▶ [INSTRUCTION]
Write out the material exactly, leaving every picture behind.

▶ [DATA BLOCK]
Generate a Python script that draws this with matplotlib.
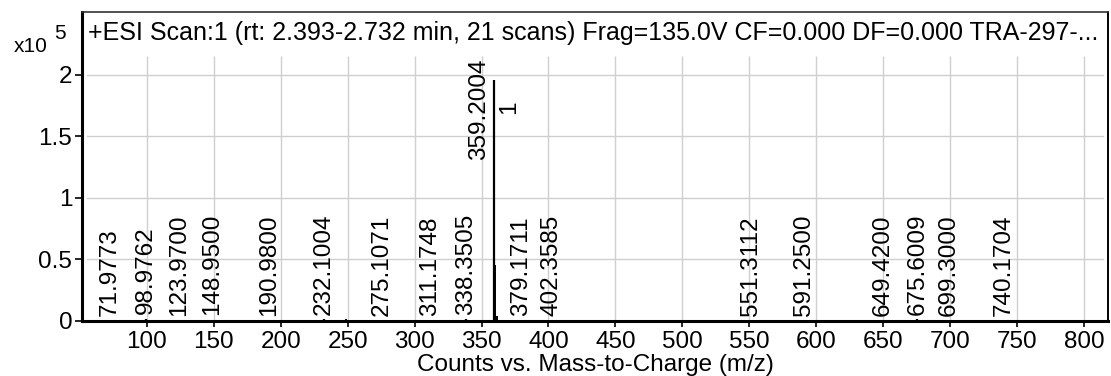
import numpy as np
import matplotlib.pyplot as plt
from matplotlib.ticker import FuncFormatter

plt.rcParams['font.family'] = ['Liberation Sans', 'DejaVu Sans']

# labelled centroid peaks (m/z, counts)
peak_mz = [71.9773, 98.9762, 123.9700, 148.9500, 190.9800, 232.1004, 275.1071,
           311.1748, 338.3505, 359.2004, 379.1711, 402.3585, 551.3112, 591.2500,
           649.4200, 675.6009, 699.3000, 740.1704]
peak_counts = [300, 1800, 300, 1200, 300, 1300, 300, 900, 1500, 196000, 900, 300,
               300, 300, 300, 1500, 300, 300]

# unlabelled minor peaks (isotopes / noise)
minor_mz = [245.0, 248.5, 335.5, 360.2, 361.2, 380.5, 672.0]
minor_counts = [800, 1500, 800, 45500, 4000, 600, 600]

compound_mz = 359.2004
compound_label = '1'

title = ('+ESI Scan:1 (rt: 2.393-2.732 min, 21 scans) Frag=135.0V CF=0.000 '
         'DF=0.000 TRA-297-...')

fig = plt.figure(figsize=(11.11, 3.76), dpi=100)
ax = fig.add_axes([0.0738, 0.1463, 0.9235, 0.8217])

xmin, xmax = 51.5, 818
ymax = 2.51e5
ax.set_xlim(xmin, xmax)
ax.set_ylim(0, ymax)

xt = np.arange(100, 801, 50)
yt = np.arange(0, 2.01e5, 0.5e5)

# grid: vertical lines stop below the scan header
ax.vlines(xt, 0, 2.15e5, color='#cfcfcf', lw=1.0, zorder=0)
for y in yt[1:]:
    ax.axhline(y, xmin=0.005, xmax=0.995, color='#cfcfcf', lw=1.0, zorder=0)

ax.vlines(minor_mz, 0, minor_counts, color='black', lw=1.4)
ax.vlines(peak_mz, 0, peak_counts, color='black', lw=1.6)

fs = 17.5
for mz, c in zip(peak_mz, peak_counts):
    if mz == compound_mz:
        ax.text(mz - 2.5, c + 0.17e5, f'{mz:.4f}', rotation=90, ha='right',
                va='top', fontsize=fs)
        ax.text(mz + 3.5, c - 0.22e5, compound_label, rotation=90, ha='left',
                va='center', fontsize=fs)
    else:
        ax.text(mz, c + 0.035e5, f'{mz:.4f}', rotation=90, ha='center',
                va='bottom', fontsize=fs)

ax.text(0.006, 0.97, title, transform=ax.transAxes, ha='left', va='top',
        fontsize=18)

ax.set_xticks(xt)
ax.set_yticks(yt)
ax.yaxis.set_major_formatter(FuncFormatter(lambda v, p: f'{v / 1e5:g}'))
ax.tick_params(direction='out', length=5, width=1.2, labelsize=fs, pad=2)
ax.tick_params(axis='x', length=4, pad=3)

ax.set_xlabel('Counts vs. Mass-to-Charge (m/z)', fontsize=fs)
ax.xaxis.set_label_coords(0.5, -0.108)

ax.spines['left'].set_linewidth(2.2)
ax.spines['bottom'].set_linewidth(2.2)
ax.spines['top'].set_linewidth(1.2)
ax.spines['right'].set_linewidth(1.4)
ax.spines['top'].set_color('#333333')

# intensity scale factor
fig.text(0.012, 0.876, 'x10', fontsize=15, ha='left', va='center')
fig.text(0.049, 0.91, '5', fontsize=15, ha='left', va='center')

plt.savefig('out.png', dpi=100)
plt.close()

▶ [OUTPUT]
Generate a Python script that draws this with matplotlib.
import numpy as np
import matplotlib.pyplot as plt
from matplotlib.ticker import FuncFormatter

plt.rcParams['font.family'] = ['Liberation Sans', 'DejaVu Sans']

# labelled centroid peaks (m/z, counts)
peak_mz = [71.9773, 98.9762, 123.9700, 148.9500, 190.9800, 232.1004, 275.1071,
           311.1748, 338.3505, 359.2004, 379.1711, 402.3585, 551.3112, 591.2500,
           649.4200, 675.6009, 699.3000, 740.1704]
peak_counts = [300, 1800, 300, 1200, 300, 1300, 300, 900, 1500, 196000, 900, 300,
               300, 300, 300, 1500, 300, 300]

# unlabelled minor peaks (isotopes / noise)
minor_mz = [245.0, 248.5, 335.5, 360.2, 361.2, 380.5, 672.0]
minor_counts = [800, 1500, 800, 45500, 4000, 600, 600]

compound_mz = 359.2004
compound_label = '1'

title = ('+ESI Scan:1 (rt: 2.393-2.732 min, 21 scans) Frag=135.0V CF=0.000 '
         'DF=0.000 TRA-297-...')

fig = plt.figure(figsize=(11.11, 3.76), dpi=100)
ax = fig.add_axes([0.0738, 0.1463, 0.9235, 0.8217])

xmin, xmax = 51.5, 818
ymax = 2.51e5
ax.set_xlim(xmin, xmax)
ax.set_ylim(0, ymax)

xt = np.arange(100, 801, 50)
yt = np.arange(0, 2.01e5, 0.5e5)

# grid: vertical lines stop below the scan header
ax.vlines(xt, 0, 2.15e5, color='#cfcfcf', lw=1.0, zorder=0)
for y in yt[1:]:
    ax.axhline(y, xmin=0.005, xmax=0.995, color='#cfcfcf', lw=1.0, zorder=0)

ax.vlines(minor_mz, 0, minor_counts, color='black', lw=1.4)
ax.vlines(peak_mz, 0, peak_counts, color='black', lw=1.6)

fs = 17.5
for mz, c in zip(peak_mz, peak_counts):
    if mz == compound_mz:
        ax.text(mz - 2.5, c + 0.17e5, f'{mz:.4f}', rotation=90, ha='right',
                va='top', fontsize=fs)
        ax.text(mz + 3.5, c - 0.22e5, compound_label, rotation=90, ha='left',
                va='center', fontsize=fs)
    else:
        ax.text(mz, c + 0.035e5, f'{mz:.4f}', rotation=90, ha='center',
                va='bottom', fontsize=fs)

ax.text(0.006, 0.97, title, transform=ax.transAxes, ha='left', va='top',
        fontsize=18)

ax.set_xticks(xt)
ax.set_yticks(yt)
ax.yaxis.set_major_formatter(FuncFormatter(lambda v, p: f'{v / 1e5:g}'))
ax.tick_params(direction='out', length=5, width=1.2, labelsize=fs, pad=2)
ax.tick_params(axis='x', length=4, pad=3)

ax.set_xlabel('Counts vs. Mass-to-Charge (m/z)', fontsize=fs)
ax.xaxis.set_label_coords(0.5, -0.108)

ax.spines['left'].set_linewidth(2.2)
ax.spines['bottom'].set_linewidth(2.2)
ax.spines['top'].set_linewidth(1.2)
ax.spines['right'].set_linewidth(1.4)
ax.spines['top'].set_color('#333333')

# intensity scale factor
fig.text(0.012, 0.876, 'x10', fontsize=15, ha='left', va='center')
fig.text(0.049, 0.91, '5', fontsize=15, ha='left', va='center')

plt.savefig('out.png', dpi=100)
plt.close()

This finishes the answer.